What the task requires:
Skip all pictures, then print the remaining material exactly.

Data provided:
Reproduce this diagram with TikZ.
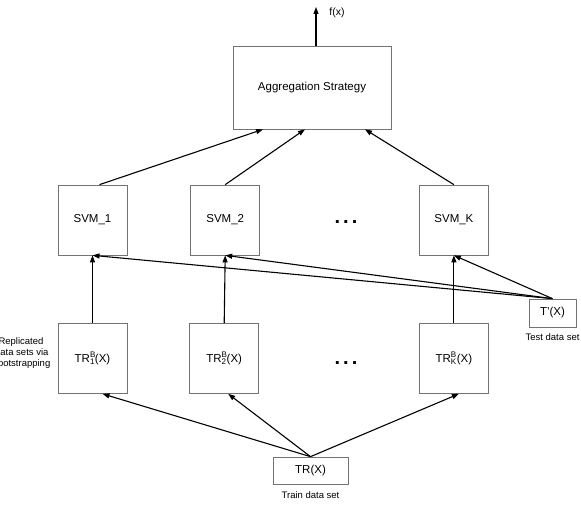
\documentclass[tikz,border=0pt]{standalone}
\usepackage{fontspec}
\setmainfont{Liberation Sans}
\usetikzlibrary{positioning,arrows.meta}
\newcommand{\trb}[1]{TR\rlap{\textsuperscript{B}}\textsubscript{#1}(X)}

\begin{document}
\begin{tikzpicture}[x=1pt,y=-1pt,>={Triangle[length=7pt,width=5pt]},
  box/.style={draw=black!55,line width=0.7pt,minimum width=69pt,minimum height=70pt,inner sep=2pt,font=\fontsize{11.5}{13}\selectfont},
  lbl/.style={font=\fontsize{9.5}{11}\selectfont},
  dots/.style={font=\fontsize{20}{20}\selectfont\bfseries},
  conn/.style={->,line width=1.1pt}]
\useasboundingbox (0,0) rectangle (581,505);
\node[box,minimum width=158pt,minimum height=83pt] (agg) at (312,87.5) {Aggregation Strategy};
\node[box] (svm1) at (92.5,220) {SVM\_1};
\node[box] (svm2) [right=63pt of svm1] {SVM\_2};
\node[box] (svmk) [right=159pt of svm2] {SVM\_K};
\node[box] (tr1) at (92.5,358.5) {\trb{1}};
\node[box] (tr2) [right=62pt of tr1] {\trb{2}};
\node[box] (trk) [right=160pt of tr2] {\trb{K}};
\node[box,minimum width=47pt,minimum height=28pt] (tp) at (552.5,313) {T'(X)};
\node[lbl] (tplbl) [below=3pt of tp] {Test data set};
\node[box,minimum width=75pt,minimum height=27pt] (tr) at (310.5,470.5) {TR(X)};
\node[lbl] (trlbl) [below=4pt of tr] {Train data set};
\node[lbl,align=center] (replbl) at (21,353) {Replicated\\Data sets via\\Bootstrapping};
\node[dots] (sdots) at (346,222) {.\hspace{3pt}.\hspace{3pt}.};
\node[dots] (tdots) at (346,363) {.\hspace{3pt}.\hspace{3pt}.};
\coordinate (out) at (316,7);
\node[font=\fontsize{10.5}{12}\selectfont] (fx) at (337,13) {f(x)};
\draw[conn] ([xshift=4pt]agg.north) -- (out);
\draw[conn] ([xshift=7pt]svm1.north) -- ([xshift=-49pt]agg.south);
\draw[conn] (svm2.north) -- ([xshift=-7pt]agg.south);
\draw[conn] (svmk.north) -- ([xshift=53pt]agg.south);
\foreach \i in {1,2,k} \draw[conn] (tr\i.north) -- (svm\i.south);
\foreach \s in {svm1,svm2,svmk} \draw[conn] (tp.north) -- (\s.south);
\foreach \i/\d in {1/10,2/4,k/5} \draw[conn] (tr.north) -- ([xshift=\d pt]tr\i.south);
\end{tikzpicture}
\end{document}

The result:
Reproduce this diagram with TikZ.
\documentclass[tikz,border=0pt]{standalone}
\usepackage{fontspec}
\setmainfont{Liberation Sans}
\usetikzlibrary{positioning,arrows.meta}
\newcommand{\trb}[1]{TR\rlap{\textsuperscript{B}}\textsubscript{#1}(X)}

\begin{document}
\begin{tikzpicture}[x=1pt,y=-1pt,>={Triangle[length=7pt,width=5pt]},
  box/.style={draw=black!55,line width=0.7pt,minimum width=69pt,minimum height=70pt,inner sep=2pt,font=\fontsize{11.5}{13}\selectfont},
  lbl/.style={font=\fontsize{9.5}{11}\selectfont},
  dots/.style={font=\fontsize{20}{20}\selectfont\bfseries},
  conn/.style={->,line width=1.1pt}]
\useasboundingbox (0,0) rectangle (581,505);
\node[box,minimum width=158pt,minimum height=83pt] (agg) at (312,87.5) {Aggregation Strategy};
\node[box] (svm1) at (92.5,220) {SVM\_1};
\node[box] (svm2) [right=63pt of svm1] {SVM\_2};
\node[box] (svmk) [right=159pt of svm2] {SVM\_K};
\node[box] (tr1) at (92.5,358.5) {\trb{1}};
\node[box] (tr2) [right=62pt of tr1] {\trb{2}};
\node[box] (trk) [right=160pt of tr2] {\trb{K}};
\node[box,minimum width=47pt,minimum height=28pt] (tp) at (552.5,313) {T'(X)};
\node[lbl] (tplbl) [below=3pt of tp] {Test data set};
\node[box,minimum width=75pt,minimum height=27pt] (tr) at (310.5,470.5) {TR(X)};
\node[lbl] (trlbl) [below=4pt of tr] {Train data set};
\node[lbl,align=center] (replbl) at (21,353) {Replicated\\Data sets via\\Bootstrapping};
\node[dots] (sdots) at (346,222) {.\hspace{3pt}.\hspace{3pt}.};
\node[dots] (tdots) at (346,363) {.\hspace{3pt}.\hspace{3pt}.};
\coordinate (out) at (316,7);
\node[font=\fontsize{10.5}{12}\selectfont] (fx) at (337,13) {f(x)};
\draw[conn] ([xshift=4pt]agg.north) -- (out);
\draw[conn] ([xshift=7pt]svm1.north) -- ([xshift=-49pt]agg.south);
\draw[conn] (svm2.north) -- ([xshift=-7pt]agg.south);
\draw[conn] (svmk.north) -- ([xshift=53pt]agg.south);
\foreach \i in {1,2,k} \draw[conn] (tr\i.north) -- (svm\i.south);
\foreach \s in {svm1,svm2,svmk} \draw[conn] (tp.north) -- (\s.south);
\foreach \i/\d in {1/10,2/4,k/5} \draw[conn] (tr.north) -- ([xshift=\d pt]tr\i.south);
\end{tikzpicture}
\end{document}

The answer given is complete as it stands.